'''

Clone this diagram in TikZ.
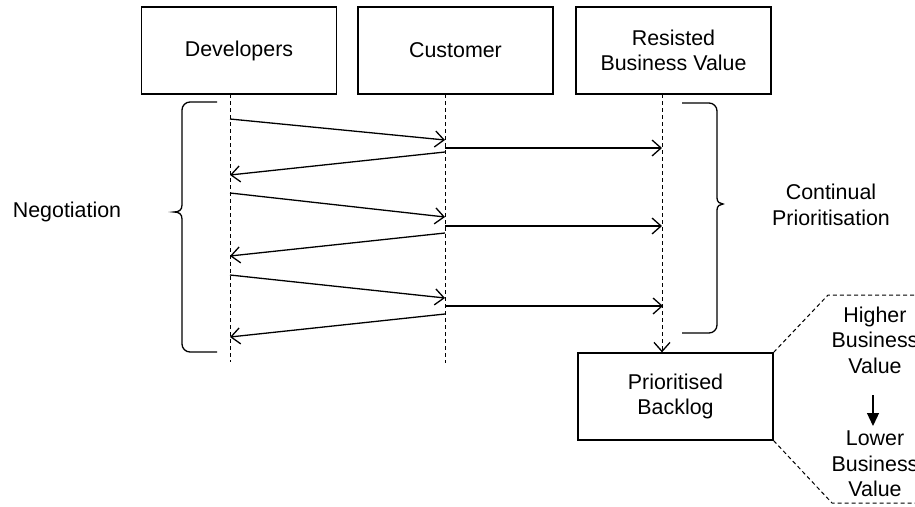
\documentclass[tikz,border=0pt]{standalone}
\usepackage{fontspec}
\setmainfont{Liberation Sans}
\usetikzlibrary{arrows.meta}
\newcommand\lblfont{\fontsize{21.4}{25.5}\selectfont}
\begin{document}
\begin{tikzpicture}[x=1pt,y=-1pt,
  box/.style={draw,line width=1.3pt,minimum width=195pt,minimum height=87pt,inner sep=0pt,align=center,font=\lblfont},
  lifeline/.style={line width=1pt,dash pattern=on 4pt off 3pt},
  msg/.style={line width=1.3pt,-{Straight Barb[length=9pt,width=16pt,line width=1.3pt]}},
  bracestyle/.style={line width=1.3pt},
  callout/.style={line width=1pt,dash pattern=on 4pt off 3pt},
  lbl/.style={font=\lblfont,align=center,inner sep=0pt}]
\useasboundingbox (0,0) rectangle (915,506);
\fill[white] (0,0) rectangle (915,506);

% boxes
\node[box] (dev) at (239,50.5) {Developers};
\node[box] (cus) at (455.5,50.5) {Customer};
\node[box] (res) at (673.5,50.5) {Resisted\\Business Value};
\node[box] (bl) at (675.5,396.5) {Prioritised\\Backlog};

% lifelines
\coordinate (dtop) at (230,94);
\coordinate (dbot) at (230,362);
\coordinate (ctop) at (445,94);
\coordinate (cbot) at (445,363);
\coordinate (rtop) at (662,94);
\coordinate (rbot) at (rtop |- bl.north);
\draw[lifeline] (dtop) -- (dbot);
\draw[lifeline] (ctop) -- (cbot);
\draw[lifeline,-{Straight Barb[length=9pt,width=16pt,line width=1.3pt]}] (rtop) -- (rbot);

% message points
\coordinate (d1) at (230,119);  \coordinate (c1) at (445,140);
\coordinate (c2) at (445,148);  \coordinate (r2) at (662,148);
\coordinate (c3) at (445,152);  \coordinate (d3) at (230,175);
\coordinate (d4) at (230,193);  \coordinate (c4) at (445,217);
\coordinate (c5) at (445,226);  \coordinate (r5) at (662,226);
\coordinate (c6) at (445,233);  \coordinate (d6) at (230,256);
\coordinate (d7) at (230,275);  \coordinate (c7) at (445,298);
\coordinate (c8) at (445,306);  \coordinate (r8) at (663,306);
\coordinate (c9) at (445,314);  \coordinate (d9) at (230,337);
\draw[msg] (d1) -- (c1);
\draw[msg] (c2) -- (r2);
\draw[msg] (c3) -- (d3);
\draw[msg] (d4) -- (c4);
\draw[msg] (c5) -- (r5);
\draw[msg] (c6) -- (d6);
\draw[msg] (d7) -- (c7);
\draw[msg] (c8) -- (r8);
\draw[msg] (c9) -- (d9);

% braces
\draw[bracestyle] (217,102) [rounded corners=8pt] -- (182,102) -- (182,160) [sharp corners] -- (182,205)
  .. controls (182,210) and (179,212) .. (174,212)
  .. controls (179,212) and (182,214) .. (182,219) -- (182,300) [rounded corners=8pt] -- (182,352) -- (217,352);
\draw[bracestyle] (682,103) [rounded corners=8pt] -- (717,103) -- (717,150) [sharp corners] -- (717,198)
  .. controls (717,202) and (720,204) .. (723,204)
  .. controls (720,204) and (717,206) .. (717,210) -- (717,290) [rounded corners=8pt] -- (717,333) -- (682,333);

% labels
\node[lbl] (neg) at (67,212) {Negotiation};
\node[lbl] (cp) at (831,205) {Continual\\Prioritisation};

% callout
\coordinate (o1) at (828,295);
\coordinate (o2) at (916,295);
\coordinate (o3) at (832,503);
\coordinate (o4) at (916,503);
\draw[callout] (bl.north east) -- (o1) -- (o2);
\draw[callout] (bl.south east) -- (o3) -- (o4);
\node[lbl] (hi) at (875,340) {Higher\\Business\\Value};
\node[lbl] (lo) at (875,464) {Lower\\Business\\Value};
\coordinate (ha) at (873,395);
\coordinate (hb) at (873,426);
\draw[line width=1.3pt,-{Triangle[length=13pt,width=12pt]}] (ha) -- (hb);
\end{tikzpicture}
\end{document}
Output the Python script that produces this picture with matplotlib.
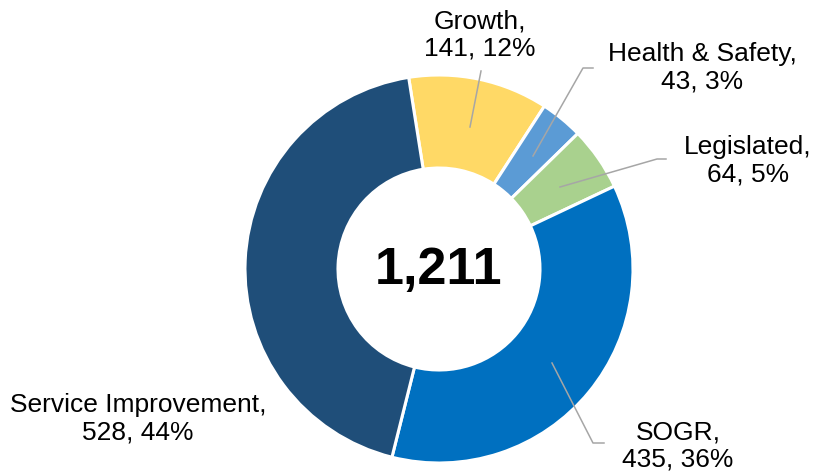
import matplotlib
matplotlib.use("Agg")
import matplotlib.pyplot as plt
import numpy as np

categories = ["Growth", "Health & Safety", "Legislated", "SOGR", "Service Improvement"]
values = [141, 43, 64, 435, 528]
percents = [12, 3, 5, 36, 44]
colors = ["#FFD966", "#5B9BD5", "#A9D18E", "#0070C0", "#1F4E79"]
total_label = "1,211"

plt.rcParams['font.family'] = ['Liberation Sans', 'DejaVu Sans']

W, H = 817, 472
fig = plt.figure(figsize=(W / 100, H / 100), dpi=100)
ax = fig.add_axes([0, 0, 1, 1])
ax.axis('off')

cx, cy, R = 439, H - 269, 194
ax.pie(values, colors=colors, startangle=99, counterclock=False,
       center=(cx, cy), radius=R,
       wedgeprops=dict(width=93, edgecolor='white', linewidth=2.2))
ax.set_xlim(0, W)
ax.set_ylim(0, H)
ax.set_aspect('auto')

ax.text(cx, cy - 1, total_label, ha='center', va='center', fontsize=37.5, fontweight='bold')

# label layout (image pixel coords): text center, leader line points
layout = {
    "Growth": ((480, 35), [(470, 127), (481, 71)]),
    "Health & Safety": ((702, 68), [(533, 156), (583, 68), (593, 68)]),
    "Legislated": ((748, 161), [(560, 187), (657, 159), (666, 159)]),
    "SOGR": ((678, 446), [(552, 363), (593, 443), (604, 443)]),
    "Service Improvement": ((138, 419), []),
}
for cat, v, p in zip(categories, values, percents):
    (tx, ty), pts = layout[cat]
    ax.text(tx, H - ty, f"{cat},\n{v}, {p}%", ha='center', va='center',
            fontsize=19, linespacing=1.2, color='black')
    if pts:
        xs = [q[0] for q in pts]
        ys = [H - q[1] for q in pts]
        ax.plot(xs, ys, color='#A6A6A6', lw=1.1)

fig.savefig("out.png", dpi=100)
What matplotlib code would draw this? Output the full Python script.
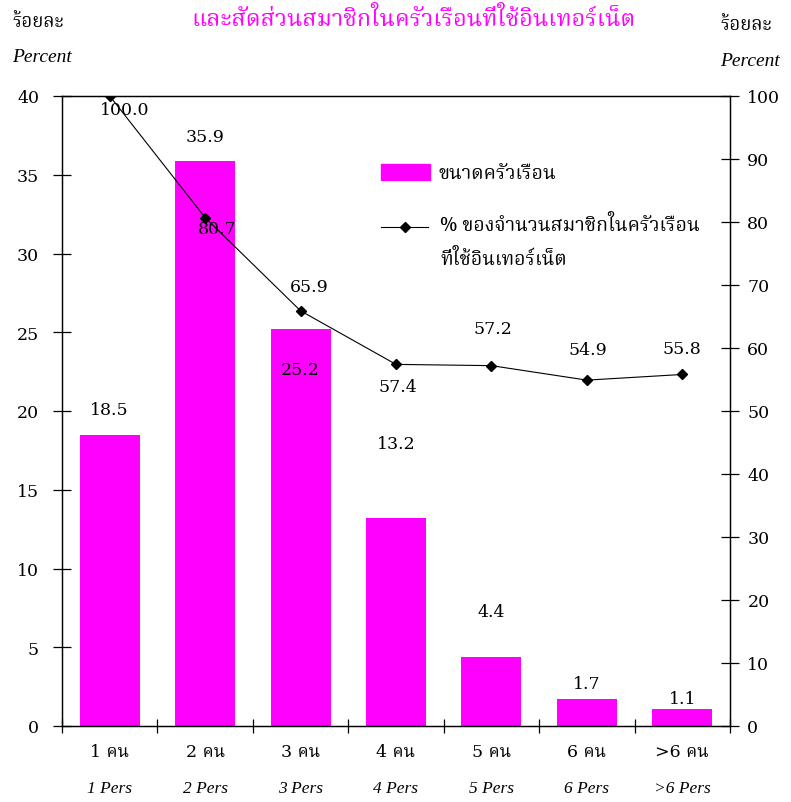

'''

Task requirements = Leave out the pictures and copy the rest of the material above exactly.

Exercise solution =
Clone this diagram in TikZ.
\documentclass[tikz,border=0pt]{standalone}
\usepackage{fontspec}
\setmainfont{Liberation Sans}
\usetikzlibrary{arrows.meta}
\newcommand\lblfont{\fontsize{21.4}{25.5}\selectfont}
\begin{document}
\begin{tikzpicture}[x=1pt,y=-1pt,
  box/.style={draw,line width=1.3pt,minimum width=195pt,minimum height=87pt,inner sep=0pt,align=center,font=\lblfont},
  lifeline/.style={line width=1pt,dash pattern=on 4pt off 3pt},
  msg/.style={line width=1.3pt,-{Straight Barb[length=9pt,width=16pt,line width=1.3pt]}},
  bracestyle/.style={line width=1.3pt},
  callout/.style={line width=1pt,dash pattern=on 4pt off 3pt},
  lbl/.style={font=\lblfont,align=center,inner sep=0pt}]
\useasboundingbox (0,0) rectangle (915,506);
\fill[white] (0,0) rectangle (915,506);

% boxes
\node[box] (dev) at (239,50.5) {Developers};
\node[box] (cus) at (455.5,50.5) {Customer};
\node[box] (res) at (673.5,50.5) {Resisted\\Business Value};
\node[box] (bl) at (675.5,396.5) {Prioritised\\Backlog};

% lifelines
\coordinate (dtop) at (230,94);
\coordinate (dbot) at (230,362);
\coordinate (ctop) at (445,94);
\coordinate (cbot) at (445,363);
\coordinate (rtop) at (662,94);
\coordinate (rbot) at (rtop |- bl.north);
\draw[lifeline] (dtop) -- (dbot);
\draw[lifeline] (ctop) -- (cbot);
\draw[lifeline,-{Straight Barb[length=9pt,width=16pt,line width=1.3pt]}] (rtop) -- (rbot);

% message points
\coordinate (d1) at (230,119);  \coordinate (c1) at (445,140);
\coordinate (c2) at (445,148);  \coordinate (r2) at (662,148);
\coordinate (c3) at (445,152);  \coordinate (d3) at (230,175);
\coordinate (d4) at (230,193);  \coordinate (c4) at (445,217);
\coordinate (c5) at (445,226);  \coordinate (r5) at (662,226);
\coordinate (c6) at (445,233);  \coordinate (d6) at (230,256);
\coordinate (d7) at (230,275);  \coordinate (c7) at (445,298);
\coordinate (c8) at (445,306);  \coordinate (r8) at (663,306);
\coordinate (c9) at (445,314);  \coordinate (d9) at (230,337);
\draw[msg] (d1) -- (c1);
\draw[msg] (c2) -- (r2);
\draw[msg] (c3) -- (d3);
\draw[msg] (d4) -- (c4);
\draw[msg] (c5) -- (r5);
\draw[msg] (c6) -- (d6);
\draw[msg] (d7) -- (c7);
\draw[msg] (c8) -- (r8);
\draw[msg] (c9) -- (d9);

% braces
\draw[bracestyle] (217,102) [rounded corners=8pt] -- (182,102) -- (182,160) [sharp corners] -- (182,205)
  .. controls (182,210) and (179,212) .. (174,212)
  .. controls (179,212) and (182,214) .. (182,219) -- (182,300) [rounded corners=8pt] -- (182,352) -- (217,352);
\draw[bracestyle] (682,103) [rounded corners=8pt] -- (717,103) -- (717,150) [sharp corners] -- (717,198)
  .. controls (717,202) and (720,204) .. (723,204)
  .. controls (720,204) and (717,206) .. (717,210) -- (717,290) [rounded corners=8pt] -- (717,333) -- (682,333);

% labels
\node[lbl] (neg) at (67,212) {Negotiation};
\node[lbl] (cp) at (831,205) {Continual\\Prioritisation};

% callout
\coordinate (o1) at (828,295);
\coordinate (o2) at (916,295);
\coordinate (o3) at (832,503);
\coordinate (o4) at (916,503);
\draw[callout] (bl.north east) -- (o1) -- (o2);
\draw[callout] (bl.south east) -- (o3) -- (o4);
\node[lbl] (hi) at (875,340) {Higher\\Business\\Value};
\node[lbl] (lo) at (875,464) {Lower\\Business\\Value};
\coordinate (ha) at (873,395);
\coordinate (hb) at (873,426);
\draw[line width=1.3pt,-{Triangle[length=13pt,width=12pt]}] (ha) -- (hb);
\end{tikzpicture}
\end{document}
Output the Python script that produces this picture with matplotlib.
import matplotlib
matplotlib.use("Agg")
import matplotlib.pyplot as plt
import numpy as np

categories = ["Growth", "Health & Safety", "Legislated", "SOGR", "Service Improvement"]
values = [141, 43, 64, 435, 528]
percents = [12, 3, 5, 36, 44]
colors = ["#FFD966", "#5B9BD5", "#A9D18E", "#0070C0", "#1F4E79"]
total_label = "1,211"

plt.rcParams['font.family'] = ['Liberation Sans', 'DejaVu Sans']

W, H = 817, 472
fig = plt.figure(figsize=(W / 100, H / 100), dpi=100)
ax = fig.add_axes([0, 0, 1, 1])
ax.axis('off')

cx, cy, R = 439, H - 269, 194
ax.pie(values, colors=colors, startangle=99, counterclock=False,
       center=(cx, cy), radius=R,
       wedgeprops=dict(width=93, edgecolor='white', linewidth=2.2))
ax.set_xlim(0, W)
ax.set_ylim(0, H)
ax.set_aspect('auto')

ax.text(cx, cy - 1, total_label, ha='center', va='center', fontsize=37.5, fontweight='bold')

# label layout (image pixel coords): text center, leader line points
layout = {
    "Growth": ((480, 35), [(470, 127), (481, 71)]),
    "Health & Safety": ((702, 68), [(533, 156), (583, 68), (593, 68)]),
    "Legislated": ((748, 161), [(560, 187), (657, 159), (666, 159)]),
    "SOGR": ((678, 446), [(552, 363), (593, 443), (604, 443)]),
    "Service Improvement": ((138, 419), []),
}
for cat, v, p in zip(categories, values, percents):
    (tx, ty), pts = layout[cat]
    ax.text(tx, H - ty, f"{cat},\n{v}, {p}%", ha='center', va='center',
            fontsize=19, linespacing=1.2, color='black')
    if pts:
        xs = [q[0] for q in pts]
        ys = [H - q[1] for q in pts]
        ax.plot(xs, ys, color='#A6A6A6', lw=1.1)

fig.savefig("out.png", dpi=100)
What matplotlib code would draw this? Output the full Python script.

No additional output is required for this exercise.